==== INPUT DATA
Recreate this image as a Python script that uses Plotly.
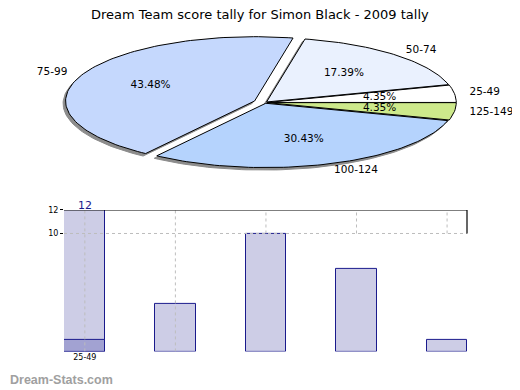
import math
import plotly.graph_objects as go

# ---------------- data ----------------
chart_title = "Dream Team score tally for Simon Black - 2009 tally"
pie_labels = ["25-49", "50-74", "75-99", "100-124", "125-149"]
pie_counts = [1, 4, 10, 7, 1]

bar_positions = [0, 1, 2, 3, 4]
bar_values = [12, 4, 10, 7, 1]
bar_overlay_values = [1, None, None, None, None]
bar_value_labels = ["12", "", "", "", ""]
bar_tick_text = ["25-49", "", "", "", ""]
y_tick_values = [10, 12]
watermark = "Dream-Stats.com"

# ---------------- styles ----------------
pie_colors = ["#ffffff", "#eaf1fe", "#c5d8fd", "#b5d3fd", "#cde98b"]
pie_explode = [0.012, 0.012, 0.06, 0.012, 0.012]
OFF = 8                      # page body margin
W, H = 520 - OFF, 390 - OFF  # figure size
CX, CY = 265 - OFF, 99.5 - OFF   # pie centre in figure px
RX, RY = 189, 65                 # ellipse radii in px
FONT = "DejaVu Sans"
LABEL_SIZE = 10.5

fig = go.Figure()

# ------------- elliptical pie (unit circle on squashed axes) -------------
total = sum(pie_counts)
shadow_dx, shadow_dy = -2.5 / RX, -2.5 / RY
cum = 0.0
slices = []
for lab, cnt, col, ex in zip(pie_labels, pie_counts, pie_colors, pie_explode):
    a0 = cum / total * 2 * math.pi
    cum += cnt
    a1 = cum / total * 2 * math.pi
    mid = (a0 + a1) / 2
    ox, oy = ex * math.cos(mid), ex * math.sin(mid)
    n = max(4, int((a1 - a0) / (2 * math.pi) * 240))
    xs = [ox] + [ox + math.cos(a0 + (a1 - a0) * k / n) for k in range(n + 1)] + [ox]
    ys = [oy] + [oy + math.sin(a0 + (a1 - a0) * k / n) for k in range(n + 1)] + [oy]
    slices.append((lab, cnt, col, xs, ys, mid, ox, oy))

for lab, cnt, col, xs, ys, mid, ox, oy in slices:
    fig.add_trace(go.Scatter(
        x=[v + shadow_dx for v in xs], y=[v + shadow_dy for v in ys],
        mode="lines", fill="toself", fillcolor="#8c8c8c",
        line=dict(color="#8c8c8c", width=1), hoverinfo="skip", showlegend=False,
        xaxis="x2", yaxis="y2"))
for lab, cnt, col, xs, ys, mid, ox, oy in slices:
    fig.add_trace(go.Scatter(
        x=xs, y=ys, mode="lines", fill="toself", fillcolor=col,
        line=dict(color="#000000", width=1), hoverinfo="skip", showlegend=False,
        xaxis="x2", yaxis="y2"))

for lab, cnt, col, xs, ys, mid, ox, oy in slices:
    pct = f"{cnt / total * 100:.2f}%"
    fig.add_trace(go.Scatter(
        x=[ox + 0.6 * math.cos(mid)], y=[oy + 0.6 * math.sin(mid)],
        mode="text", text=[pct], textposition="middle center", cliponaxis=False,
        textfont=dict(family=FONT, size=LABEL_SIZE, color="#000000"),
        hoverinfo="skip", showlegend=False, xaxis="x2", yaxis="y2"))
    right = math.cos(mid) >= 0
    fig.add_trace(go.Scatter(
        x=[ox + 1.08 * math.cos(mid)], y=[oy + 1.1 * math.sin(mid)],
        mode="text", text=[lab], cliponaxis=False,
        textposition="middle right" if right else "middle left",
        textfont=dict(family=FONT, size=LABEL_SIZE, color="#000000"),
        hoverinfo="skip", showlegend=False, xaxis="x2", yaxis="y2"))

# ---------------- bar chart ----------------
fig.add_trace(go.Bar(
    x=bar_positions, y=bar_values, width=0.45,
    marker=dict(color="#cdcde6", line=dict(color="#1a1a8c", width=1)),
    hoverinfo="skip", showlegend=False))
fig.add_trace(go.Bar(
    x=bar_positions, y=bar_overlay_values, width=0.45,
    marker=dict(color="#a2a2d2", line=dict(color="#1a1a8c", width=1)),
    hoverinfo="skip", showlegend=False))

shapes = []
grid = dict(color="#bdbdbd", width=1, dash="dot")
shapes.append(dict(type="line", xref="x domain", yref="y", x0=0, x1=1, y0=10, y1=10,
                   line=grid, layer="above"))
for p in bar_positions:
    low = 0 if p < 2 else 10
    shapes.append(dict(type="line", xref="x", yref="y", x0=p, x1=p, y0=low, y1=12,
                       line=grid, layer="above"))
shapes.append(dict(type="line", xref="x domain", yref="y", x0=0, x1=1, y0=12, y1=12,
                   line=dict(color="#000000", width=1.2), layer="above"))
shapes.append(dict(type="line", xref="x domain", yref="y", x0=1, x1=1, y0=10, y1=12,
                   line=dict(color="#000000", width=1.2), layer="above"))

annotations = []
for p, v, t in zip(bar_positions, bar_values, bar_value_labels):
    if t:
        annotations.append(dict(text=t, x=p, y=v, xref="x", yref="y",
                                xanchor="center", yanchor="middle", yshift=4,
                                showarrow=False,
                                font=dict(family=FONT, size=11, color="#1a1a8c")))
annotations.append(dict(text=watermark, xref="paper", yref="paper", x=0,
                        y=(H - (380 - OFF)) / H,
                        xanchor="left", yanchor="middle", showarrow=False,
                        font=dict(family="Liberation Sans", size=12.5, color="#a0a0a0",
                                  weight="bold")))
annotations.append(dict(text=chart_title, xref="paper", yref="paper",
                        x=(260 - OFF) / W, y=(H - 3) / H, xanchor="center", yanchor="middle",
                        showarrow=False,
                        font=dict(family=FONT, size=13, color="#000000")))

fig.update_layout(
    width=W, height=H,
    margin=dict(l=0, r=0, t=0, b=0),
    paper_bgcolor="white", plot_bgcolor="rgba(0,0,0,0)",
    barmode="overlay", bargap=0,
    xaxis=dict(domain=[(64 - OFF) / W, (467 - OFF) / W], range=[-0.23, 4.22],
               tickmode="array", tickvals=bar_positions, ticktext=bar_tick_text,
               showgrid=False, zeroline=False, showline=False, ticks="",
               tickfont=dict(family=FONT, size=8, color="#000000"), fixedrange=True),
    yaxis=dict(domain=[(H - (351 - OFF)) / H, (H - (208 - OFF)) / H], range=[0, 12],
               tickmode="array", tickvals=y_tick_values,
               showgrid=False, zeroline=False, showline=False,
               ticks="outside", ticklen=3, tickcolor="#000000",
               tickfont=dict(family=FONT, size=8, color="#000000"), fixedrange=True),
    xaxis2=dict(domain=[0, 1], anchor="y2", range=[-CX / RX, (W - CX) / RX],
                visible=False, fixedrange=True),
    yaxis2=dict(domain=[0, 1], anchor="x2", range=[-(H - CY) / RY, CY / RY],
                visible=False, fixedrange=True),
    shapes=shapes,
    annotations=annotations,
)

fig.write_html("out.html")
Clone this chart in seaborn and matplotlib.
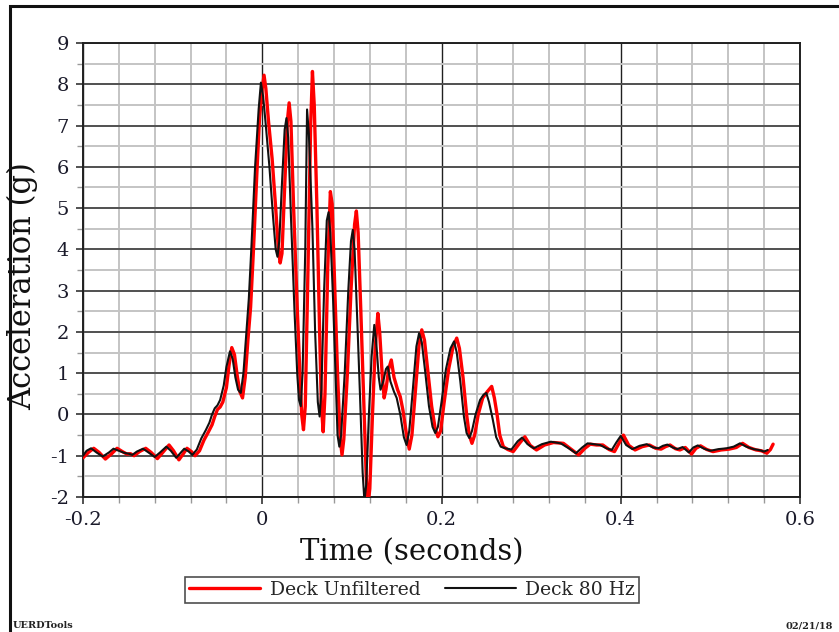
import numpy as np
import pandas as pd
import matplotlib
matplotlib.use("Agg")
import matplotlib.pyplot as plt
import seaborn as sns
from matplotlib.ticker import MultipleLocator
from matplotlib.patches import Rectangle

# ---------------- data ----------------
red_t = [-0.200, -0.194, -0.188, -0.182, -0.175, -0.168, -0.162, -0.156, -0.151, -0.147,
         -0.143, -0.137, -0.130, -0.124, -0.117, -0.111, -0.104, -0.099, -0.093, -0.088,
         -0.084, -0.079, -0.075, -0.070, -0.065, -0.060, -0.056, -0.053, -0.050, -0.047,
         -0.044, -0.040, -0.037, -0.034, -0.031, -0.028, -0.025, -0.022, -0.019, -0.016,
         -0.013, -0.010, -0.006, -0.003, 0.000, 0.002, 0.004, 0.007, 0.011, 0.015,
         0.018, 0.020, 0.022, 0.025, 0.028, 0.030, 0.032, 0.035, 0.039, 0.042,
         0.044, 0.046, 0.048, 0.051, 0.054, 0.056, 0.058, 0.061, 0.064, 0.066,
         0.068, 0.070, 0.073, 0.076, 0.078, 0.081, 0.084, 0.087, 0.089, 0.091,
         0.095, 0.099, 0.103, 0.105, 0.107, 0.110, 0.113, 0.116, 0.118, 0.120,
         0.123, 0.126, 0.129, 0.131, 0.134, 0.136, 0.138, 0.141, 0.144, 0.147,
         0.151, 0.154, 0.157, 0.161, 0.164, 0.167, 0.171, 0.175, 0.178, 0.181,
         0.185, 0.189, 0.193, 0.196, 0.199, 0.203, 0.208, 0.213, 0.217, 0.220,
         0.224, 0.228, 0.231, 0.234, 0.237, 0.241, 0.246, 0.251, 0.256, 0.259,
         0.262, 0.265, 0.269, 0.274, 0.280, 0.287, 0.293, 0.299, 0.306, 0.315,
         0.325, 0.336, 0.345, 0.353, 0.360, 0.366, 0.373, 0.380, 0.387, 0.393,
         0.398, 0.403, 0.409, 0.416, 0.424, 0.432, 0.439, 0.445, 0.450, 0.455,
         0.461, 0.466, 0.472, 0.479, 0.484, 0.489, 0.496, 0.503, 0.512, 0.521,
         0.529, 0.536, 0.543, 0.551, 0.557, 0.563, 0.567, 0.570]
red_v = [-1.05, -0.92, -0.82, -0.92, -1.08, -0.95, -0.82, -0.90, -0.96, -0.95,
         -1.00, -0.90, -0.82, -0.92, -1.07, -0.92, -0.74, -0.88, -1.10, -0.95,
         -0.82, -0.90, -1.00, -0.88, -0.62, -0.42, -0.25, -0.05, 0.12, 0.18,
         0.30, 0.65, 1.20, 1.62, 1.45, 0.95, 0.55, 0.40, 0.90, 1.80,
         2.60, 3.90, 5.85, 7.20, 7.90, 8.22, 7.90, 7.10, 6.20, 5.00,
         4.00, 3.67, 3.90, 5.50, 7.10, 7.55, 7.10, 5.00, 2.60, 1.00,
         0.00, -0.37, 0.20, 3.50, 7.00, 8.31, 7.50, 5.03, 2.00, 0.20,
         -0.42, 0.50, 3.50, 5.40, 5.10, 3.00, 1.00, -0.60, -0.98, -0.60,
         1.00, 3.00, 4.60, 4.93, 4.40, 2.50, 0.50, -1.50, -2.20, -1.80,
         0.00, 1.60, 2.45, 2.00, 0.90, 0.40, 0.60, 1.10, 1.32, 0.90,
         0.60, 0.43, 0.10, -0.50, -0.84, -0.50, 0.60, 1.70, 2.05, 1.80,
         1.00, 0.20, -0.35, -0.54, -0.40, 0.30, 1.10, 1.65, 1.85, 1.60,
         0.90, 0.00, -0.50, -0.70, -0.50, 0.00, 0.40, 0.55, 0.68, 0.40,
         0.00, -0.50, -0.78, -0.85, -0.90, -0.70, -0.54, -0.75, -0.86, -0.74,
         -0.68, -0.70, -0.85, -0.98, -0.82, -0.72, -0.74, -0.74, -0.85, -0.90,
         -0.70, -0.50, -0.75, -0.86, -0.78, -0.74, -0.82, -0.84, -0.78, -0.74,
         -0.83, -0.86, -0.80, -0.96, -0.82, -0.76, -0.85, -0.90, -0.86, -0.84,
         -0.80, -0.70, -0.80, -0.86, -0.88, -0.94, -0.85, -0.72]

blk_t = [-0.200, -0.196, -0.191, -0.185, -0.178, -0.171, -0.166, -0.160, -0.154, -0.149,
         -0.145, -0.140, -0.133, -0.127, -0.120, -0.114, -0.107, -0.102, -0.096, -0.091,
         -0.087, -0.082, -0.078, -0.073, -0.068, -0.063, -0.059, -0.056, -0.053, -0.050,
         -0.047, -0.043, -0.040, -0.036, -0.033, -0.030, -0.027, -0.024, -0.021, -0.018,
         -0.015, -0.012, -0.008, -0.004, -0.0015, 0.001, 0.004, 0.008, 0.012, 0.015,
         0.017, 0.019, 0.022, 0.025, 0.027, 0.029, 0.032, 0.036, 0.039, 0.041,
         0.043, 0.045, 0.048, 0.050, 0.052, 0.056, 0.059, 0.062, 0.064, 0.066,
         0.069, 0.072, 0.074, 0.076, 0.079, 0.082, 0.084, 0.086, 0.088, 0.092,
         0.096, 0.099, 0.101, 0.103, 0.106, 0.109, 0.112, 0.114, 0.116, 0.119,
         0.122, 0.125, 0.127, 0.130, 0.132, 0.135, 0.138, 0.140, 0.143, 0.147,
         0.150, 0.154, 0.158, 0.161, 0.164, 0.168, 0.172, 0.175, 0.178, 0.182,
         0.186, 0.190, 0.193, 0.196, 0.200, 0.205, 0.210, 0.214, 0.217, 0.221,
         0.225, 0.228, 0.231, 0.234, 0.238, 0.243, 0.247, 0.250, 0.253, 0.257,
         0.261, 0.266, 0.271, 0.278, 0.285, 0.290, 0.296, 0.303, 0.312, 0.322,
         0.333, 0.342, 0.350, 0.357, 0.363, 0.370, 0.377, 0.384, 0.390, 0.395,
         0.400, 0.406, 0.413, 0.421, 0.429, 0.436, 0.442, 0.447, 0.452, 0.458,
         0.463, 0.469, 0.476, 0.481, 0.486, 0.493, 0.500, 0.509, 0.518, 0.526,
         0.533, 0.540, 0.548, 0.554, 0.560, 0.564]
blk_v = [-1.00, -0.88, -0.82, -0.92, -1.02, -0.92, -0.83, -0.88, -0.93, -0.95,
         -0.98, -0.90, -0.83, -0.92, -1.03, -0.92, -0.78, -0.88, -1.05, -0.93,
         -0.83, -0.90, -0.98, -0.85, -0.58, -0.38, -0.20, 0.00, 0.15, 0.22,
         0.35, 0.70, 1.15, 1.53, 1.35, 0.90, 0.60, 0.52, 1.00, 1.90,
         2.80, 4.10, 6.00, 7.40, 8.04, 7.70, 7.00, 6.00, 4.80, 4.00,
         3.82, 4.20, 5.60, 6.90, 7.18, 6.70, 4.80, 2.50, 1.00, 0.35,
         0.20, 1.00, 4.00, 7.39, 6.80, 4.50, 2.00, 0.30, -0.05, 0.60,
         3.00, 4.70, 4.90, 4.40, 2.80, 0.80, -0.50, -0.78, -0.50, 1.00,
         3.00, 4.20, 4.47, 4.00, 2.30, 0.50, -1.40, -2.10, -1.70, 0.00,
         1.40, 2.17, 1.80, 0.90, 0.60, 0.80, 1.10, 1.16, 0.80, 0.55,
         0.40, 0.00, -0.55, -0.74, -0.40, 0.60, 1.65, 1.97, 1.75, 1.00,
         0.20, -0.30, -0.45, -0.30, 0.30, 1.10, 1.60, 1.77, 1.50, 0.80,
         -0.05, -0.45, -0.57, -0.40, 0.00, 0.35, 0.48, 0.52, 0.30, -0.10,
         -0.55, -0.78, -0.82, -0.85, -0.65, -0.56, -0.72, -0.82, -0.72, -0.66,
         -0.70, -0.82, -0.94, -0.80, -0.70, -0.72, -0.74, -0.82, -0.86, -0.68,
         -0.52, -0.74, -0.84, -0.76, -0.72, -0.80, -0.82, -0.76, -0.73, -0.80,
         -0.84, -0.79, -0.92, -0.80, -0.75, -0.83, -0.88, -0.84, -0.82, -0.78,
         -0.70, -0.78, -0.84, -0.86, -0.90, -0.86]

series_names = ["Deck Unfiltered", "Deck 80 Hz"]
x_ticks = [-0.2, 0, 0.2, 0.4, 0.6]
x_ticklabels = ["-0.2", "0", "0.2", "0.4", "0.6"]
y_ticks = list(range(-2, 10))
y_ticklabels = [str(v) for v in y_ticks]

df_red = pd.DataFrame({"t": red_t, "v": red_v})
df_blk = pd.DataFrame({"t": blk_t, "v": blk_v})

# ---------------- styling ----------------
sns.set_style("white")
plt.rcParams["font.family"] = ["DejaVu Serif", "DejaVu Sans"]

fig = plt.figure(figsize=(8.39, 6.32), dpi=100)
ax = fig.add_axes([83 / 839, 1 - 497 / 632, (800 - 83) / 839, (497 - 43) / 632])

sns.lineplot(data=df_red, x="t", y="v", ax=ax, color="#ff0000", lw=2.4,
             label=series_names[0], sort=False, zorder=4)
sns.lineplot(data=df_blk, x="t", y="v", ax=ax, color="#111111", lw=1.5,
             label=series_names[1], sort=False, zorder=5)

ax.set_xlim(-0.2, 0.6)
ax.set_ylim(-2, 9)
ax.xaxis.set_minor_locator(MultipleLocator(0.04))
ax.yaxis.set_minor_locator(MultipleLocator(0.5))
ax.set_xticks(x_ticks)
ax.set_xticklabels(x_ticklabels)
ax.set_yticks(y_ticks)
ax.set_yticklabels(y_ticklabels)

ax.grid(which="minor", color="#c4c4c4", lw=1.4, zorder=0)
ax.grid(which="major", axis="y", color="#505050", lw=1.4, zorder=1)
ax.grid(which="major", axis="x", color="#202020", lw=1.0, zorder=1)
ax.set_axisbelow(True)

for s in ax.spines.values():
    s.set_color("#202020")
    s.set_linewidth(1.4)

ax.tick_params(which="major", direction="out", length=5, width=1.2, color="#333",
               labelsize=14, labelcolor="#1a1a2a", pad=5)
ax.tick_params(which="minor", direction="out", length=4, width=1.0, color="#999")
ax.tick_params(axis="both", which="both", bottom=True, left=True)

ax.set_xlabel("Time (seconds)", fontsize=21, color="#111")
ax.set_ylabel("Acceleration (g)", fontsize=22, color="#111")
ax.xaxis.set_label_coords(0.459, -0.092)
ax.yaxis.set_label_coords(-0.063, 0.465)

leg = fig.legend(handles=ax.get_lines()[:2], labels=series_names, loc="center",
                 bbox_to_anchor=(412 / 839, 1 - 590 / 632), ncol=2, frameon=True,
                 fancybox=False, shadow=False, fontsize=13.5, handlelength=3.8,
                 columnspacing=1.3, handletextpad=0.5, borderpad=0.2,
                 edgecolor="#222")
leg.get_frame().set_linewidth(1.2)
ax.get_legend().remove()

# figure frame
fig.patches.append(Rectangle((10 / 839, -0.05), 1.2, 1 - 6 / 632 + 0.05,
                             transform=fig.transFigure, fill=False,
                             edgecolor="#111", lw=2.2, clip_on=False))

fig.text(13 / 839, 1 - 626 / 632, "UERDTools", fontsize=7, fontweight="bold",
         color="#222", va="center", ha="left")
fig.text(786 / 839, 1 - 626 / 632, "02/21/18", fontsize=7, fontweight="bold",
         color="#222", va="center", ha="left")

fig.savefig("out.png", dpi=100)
========
• EXERCISE DIRECTIONS:
Write out nothing but the lines from the start of the data through the line with "import plotly.graph_objects as go". Leave out the pictures.

• THE REPLY:
Recreate this image as a Python script that uses Plotly.
import math
import plotly.graph_objects as go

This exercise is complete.